## Task to carry out
Return each line of the listing below, unchanged, and omit the images.

## Dataset content
* * * * * * * * *

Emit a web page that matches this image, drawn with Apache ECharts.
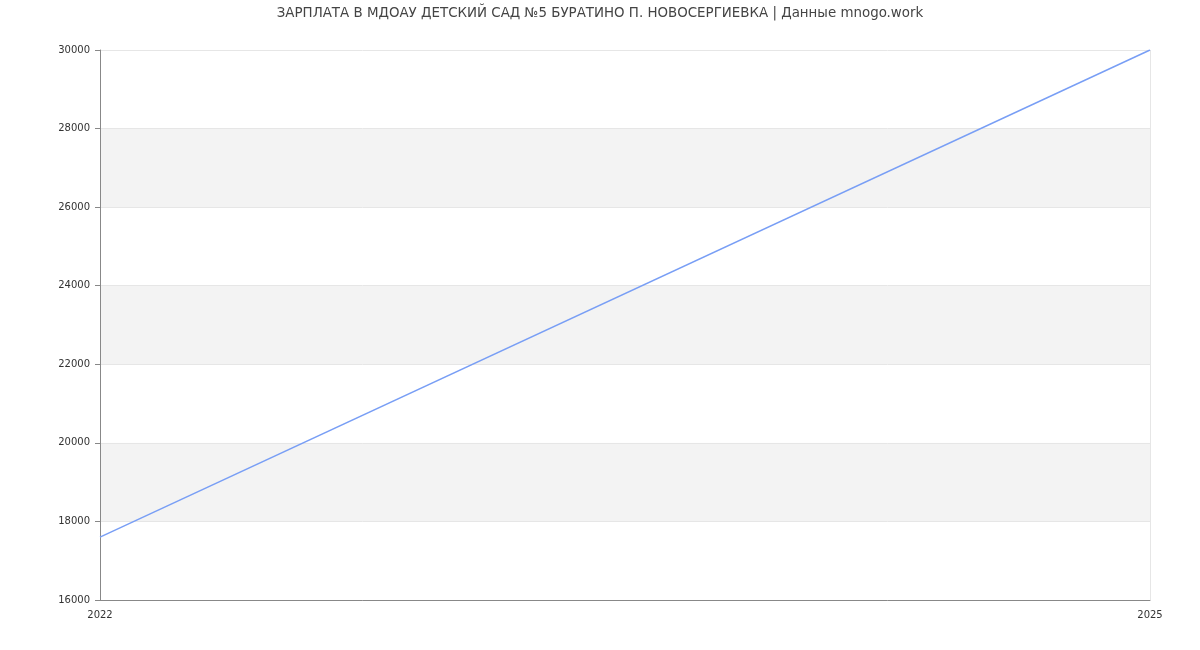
<!DOCTYPE html>
<html><head><meta charset="utf-8">
<script src="https://cdn.jsdelivr.net/npm/echarts@6/dist/echarts.min.js"></script>
<style>html,body{margin:0;padding:0;background:#fff}#c{width:1200px;height:650px}</style>
</head><body><div id="c"></div>
<script>
const titleText = 'ЗАРПЛАТА В МДОАУ ДЕТСКИЙ САД №5 БУРАТИНО П. НОВОСЕРГИЕВКА | Данные mnogo.work';
const years = ['2022', '2025'];
const salary = [17600, 30000];
const chart = echarts.init(document.getElementById('c'));
chart.setOption({
  animation: false,
  backgroundColor: '#fff',
  textStyle: { fontFamily: 'DejaVu Sans' },
  title: { text: titleText, left: 'center', top: 2,
    textStyle: { fontSize: 13.4, fontWeight: 'normal', color: '#444', fontFamily: 'DejaVu Sans' } },
  grid: { left: 100, right: 50, top: 50, bottom: 50 },
  xAxis: {
    type: 'category', data: years, boundaryGap: false,
    axisLine: { lineStyle: { color: '#888' } },
    axisTick: { show: false },
    axisLabel: { color: '#333', fontSize: 10, margin: 10 },
    splitLine: { show: true, lineStyle: { color: '#e6e6e6' } }
  },
  yAxis: {
    type: 'value', min: 16000, max: 30000, interval: 2000,
    axisLine: { show: true, lineStyle: { color: '#888' } },
    axisTick: { show: true, length: 5, lineStyle: { color: '#888' } },
    axisLabel: { color: '#333', fontSize: 10, margin: 10, formatter: v => String(v) },
    splitLine: { show: true, lineStyle: { color: '#e6e6e6' } },
    splitArea: { show: true, areaStyle: { color: ['#ffffff', '#f3f3f3'] } }
  },
  series: [{
    type: 'line', data: salary, showSymbol: false, symbol: 'none',
    lineStyle: { color: '#789ef5', width: 1.5 }
  }]
});
</script></body></html>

* * * * * * * * *

## The reply
Emit a web page that matches this image, drawn with Apache ECharts.
<!DOCTYPE html>
<html><head><meta charset="utf-8">
<script src="https://cdn.jsdelivr.net/npm/echarts@6/dist/echarts.min.js"></script>
<style>html,body{margin:0;padding:0;background:#fff}#c{width:1200px;height:650px}</style>
</head><body><div id="c"></div>
<script>
const titleText = 'ЗАРПЛАТА В МДОАУ ДЕТСКИЙ САД №5 БУРАТИНО П. НОВОСЕРГИЕВКА | Данные mnogo.work';
const years = ['2022', '2025'];
const salary = [17600, 30000];
const chart = echarts.init(document.getElementById('c'));
chart.setOption({
  animation: false,
  backgroundColor: '#fff',
  textStyle: { fontFamily: 'DejaVu Sans' },
  title: { text: titleText, left: 'center', top: 2,
    textStyle: { fontSize: 13.4, fontWeight: 'normal', color: '#444', fontFamily: 'DejaVu Sans' } },
  grid: { left: 100, right: 50, top: 50, bottom: 50 },
  xAxis: {
    type: 'category', data: years, boundaryGap: false,
    axisLine: { lineStyle: { color: '#888' } },
    axisTick: { show: false },
    axisLabel: { color: '#333', fontSize: 10, margin: 10 },
    splitLine: { show: true, lineStyle: { color: '#e6e6e6' } }
  },
  yAxis: {
    type: 'value', min: 16000, max: 30000, interval: 2000,
    axisLine: { show: true, lineStyle: { color: '#888' } },
    axisTick: { show: true, length: 5, lineStyle: { color: '#888' } },
    axisLabel: { color: '#333', fontSize: 10, margin: 10, formatter: v => String(v) },
    splitLine: { show: true, lineStyle: { color: '#e6e6e6' } },
    splitArea: { show: true, areaStyle: { color: ['#ffffff', '#f3f3f3'] } }
  },
  series: [{
    type: 'line', data: salary, showSymbol: false, symbol: 'none',
    lineStyle: { color: '#789ef5', width: 1.5 }
  }]
});
</script></body></html>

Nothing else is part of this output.